Take the lines from the top down to and including the one with "plt.rcParams['mathtext.fontset'] = 'stix'" and repeat them exactly. Omit images.

START Information shown

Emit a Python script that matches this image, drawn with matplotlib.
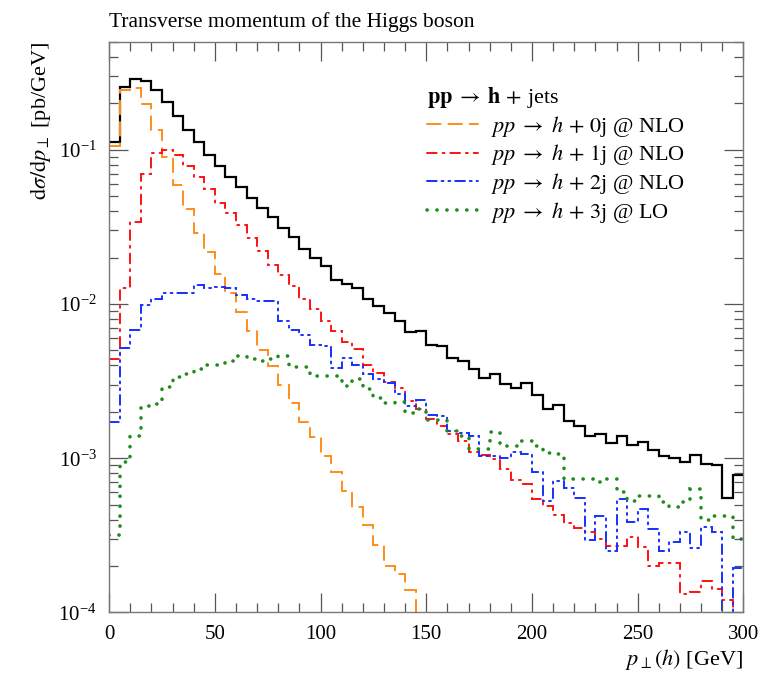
import numpy as np
import matplotlib
matplotlib.use('Agg')
import matplotlib.pyplot as plt
from matplotlib.lines import Line2D

plt.rcParams['font.family'] = ['Liberation Serif', 'DejaVu Serif']
plt.rcParams['mathtext.fontset'] = 'stix'

# bins de 5 GeV entre 0 e 300 GeV
bordas = np.arange(0, 305, 5)

total = [0.112, 0.255, 0.289, 0.279, 0.243, 0.203, 0.165, 0.135, 0.112, 0.093,
         0.078, 0.067, 0.0575, 0.0484, 0.042, 0.0365, 0.031, 0.027, 0.0227, 0.0198,
         0.0175, 0.0144, 0.0135, 0.0127, 0.0108, 0.0097, 0.0087, 0.0078, 0.0066, 0.0067,
         0.00546, 0.00532, 0.00448, 0.00426, 0.00376, 0.00329, 0.00349, 0.00305, 0.00286, 0.00309,
         0.00256, 0.00207, 0.00221, 0.00174, 0.00162, 0.00139, 0.00143, 0.00126, 0.00139, 0.00121,
         0.00127, 0.00113, 0.00103, 0.00101, 0.00094, 0.00105, 0.00092, 0.0009, 0.00055, 0.00078]

h0j = [0.105, 0.245, 0.25, 0.198, 0.134, 0.090, 0.059, 0.041, 0.029, 0.0216,
       0.0156, 0.0118, 0.0089, 0.00665, 0.0050, 0.00395, 0.00297, 0.00229, 0.00172, 0.00138,
       0.00104, 0.00082, 0.000615, 0.00048, 0.00037, 0.000274, 0.000201, 0.000178, 0.000139, 0.00006]

h1j = [0.0044, 0.0127, 0.0342, 0.070, 0.095, 0.100, 0.092, 0.079, 0.067, 0.056,
       0.0454, 0.0387, 0.0326, 0.0267, 0.0222, 0.0179, 0.0155, 0.0131, 0.0108, 0.0093,
       0.0078, 0.00665, 0.00565, 0.00507, 0.00405, 0.00358, 0.00311, 0.00286, 0.00235, 0.00207,
       0.00179, 0.00162, 0.00143, 0.00129, 0.0011, 0.00105, 0.00099, 0.00085, 0.00072, 0.00068,
       0.00054, 0.00049, 0.00043, 0.00038, 0.000354, 0.00033, 0.0003, 0.00027, 0.00027, 0.00031,
       0.000265, 0.0002, 0.00021, 0.00021, 0.000132, 0.000135, 0.000161, 0.000142, 0.00012, 0.00008]

h2j = [0.00172, 0.0052, 0.00682, 0.0099, 0.0107, 0.0118, 0.0118, 0.0118, 0.0133, 0.0127,
       0.0129, 0.0127, 0.0115, 0.0107, 0.0104, 0.0104, 0.0078, 0.0068, 0.0063, 0.00546,
       0.0053, 0.00386, 0.00448, 0.00405, 0.00349, 0.00327, 0.00309, 0.00259, 0.00218, 0.00238,
       0.00192, 0.00188, 0.0015, 0.00146, 0.0014, 0.00104, 0.00104, 0.001, 0.00109, 0.00107,
       0.00081, 0.00053, 0.00071, 0.00064, 0.00055, 0.000296, 0.000424, 0.000252, 0.00054, 0.000384,
       0.00047, 0.00035, 0.00025, 0.000288, 0.00033, 0.00026, 0.000356, 0.00033, 0.00007, 0.000194]

h3j = [0.000318, 0.00094, 0.00139, 0.00218, 0.00223, 0.0029, 0.00337, 0.00349, 0.00376, 0.00401,
       0.00405, 0.0043, 0.00463, 0.0044, 0.00425, 0.0044, 0.00463, 0.0039, 0.0039, 0.0034,
       0.0034, 0.0034, 0.00293, 0.00324, 0.00282, 0.00247, 0.00227, 0.0023, 0.00197, 0.00207,
       0.00177, 0.00177, 0.0015, 0.00139, 0.00114, 0.00114, 0.00147, 0.0012, 0.0012, 0.00129,
       0.0012, 0.00108, 0.00106, 0.00073, 0.00073, 0.00073, 0.0007, 0.00073, 0.0006, 0.00053,
       0.00057, 0.00057, 0.00052, 0.00048, 0.00052, 0.00063, 0.0004, 0.00042, 0.00042, 0.0003]

rotulos = [r'$pp \;\rightarrow\; h \,+\, 0$j @ NLO',
           r'$pp \;\rightarrow\; h \,+\, 1$j @ NLO',
           r'$pp \;\rightarrow\; h \,+\, 2$j @ NLO',
           r'$pp \;\rightarrow\; h \,+\, 3$j @ LO']

# estilos: (cor, espessura, tracejado)
estilos = [('#ff8c1a', 1.4, (0, (7, 4))),
           ('#ff1010', 1.4, (0, (5, 3, 1, 3))),
           ('#1530ff', 1.4, (0, (5, 2.5, 1, 2.5, 1, 2.5))),
           ('#1f8c1f', 2.6, (0, (0.05, 2.7)))]

fig = plt.figure(figsize=(7.8, 6.76), dpi=100)
ax = fig.add_axes([0.140, 0.094, 0.813, 0.844])

ax.stairs(total, bordas, baseline=None, color='black', linewidth=1.6)
series = [h0j, h1j, h2j, h3j]
proxies = []
for dados, (cor, lw, ls) in zip(series, estilos):
    ax.stairs(dados, bordas[:len(dados) + 1], baseline=None, color=cor, linewidth=lw,
              linestyle=ls, capstyle='round')
    proxies.append(Line2D([], [], color=cor, linewidth=lw, linestyle=ls,
                          dash_capstyle='round'))

ax.set_yscale('log')
ax.set_xlim(0, 300)
ax.set_ylim(1e-4, 0.5)
ax.set_xticks([0, 50, 100, 150, 200, 250, 300])
ax.set_xticks(np.arange(0, 301, 10), minor=True)

ax.tick_params(which='both', direction='in', top=True, right=True, labelsize=15, color='#555555')
ax.tick_params(which='major', length=14, width=0.9)
ax.tick_params(which='minor', length=6.5, width=0.9)
ax.tick_params(axis='x', which='major', pad=9)
ax.tick_params(axis='y', which='major', pad=9)
for s in ax.spines.values():
    s.set_color('#777777')
    s.set_linewidth(1.0)

ax.set_xlabel(r'$p_\perp(h)$ [GeV]', fontsize=16, loc='right', labelpad=2)
ax.set_ylabel(r'$\mathrm{d}\sigma/\mathrm{d}p_\perp$ [pb/GeV]', fontsize=16, loc='top', labelpad=4)
ax.set_title('Transverse momentum of the Higgs boson', fontsize=15.5, loc='left', pad=11)

leg = ax.legend(proxies, rotulos, loc='upper right', bbox_to_anchor=(0.94, 0.96), frameon=False,
                fontsize=16, handlelength=2.3, labelspacing=0.17, handletextpad=0.6,
                title=r'$\mathbf{pp} \;\rightarrow\; \mathbf{h} \,+\, $jets', title_fontsize=16)
leg._legend_box.align = 'left'

fig.savefig('out.png', dpi=100)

END Information shown

__Exercise output__
Emit a Python script that matches this image, drawn with matplotlib.
import numpy as np
import matplotlib
matplotlib.use('Agg')
import matplotlib.pyplot as plt
from matplotlib.lines import Line2D

plt.rcParams['font.family'] = ['Liberation Serif', 'DejaVu Serif']
plt.rcParams['mathtext.fontset'] = 'stix'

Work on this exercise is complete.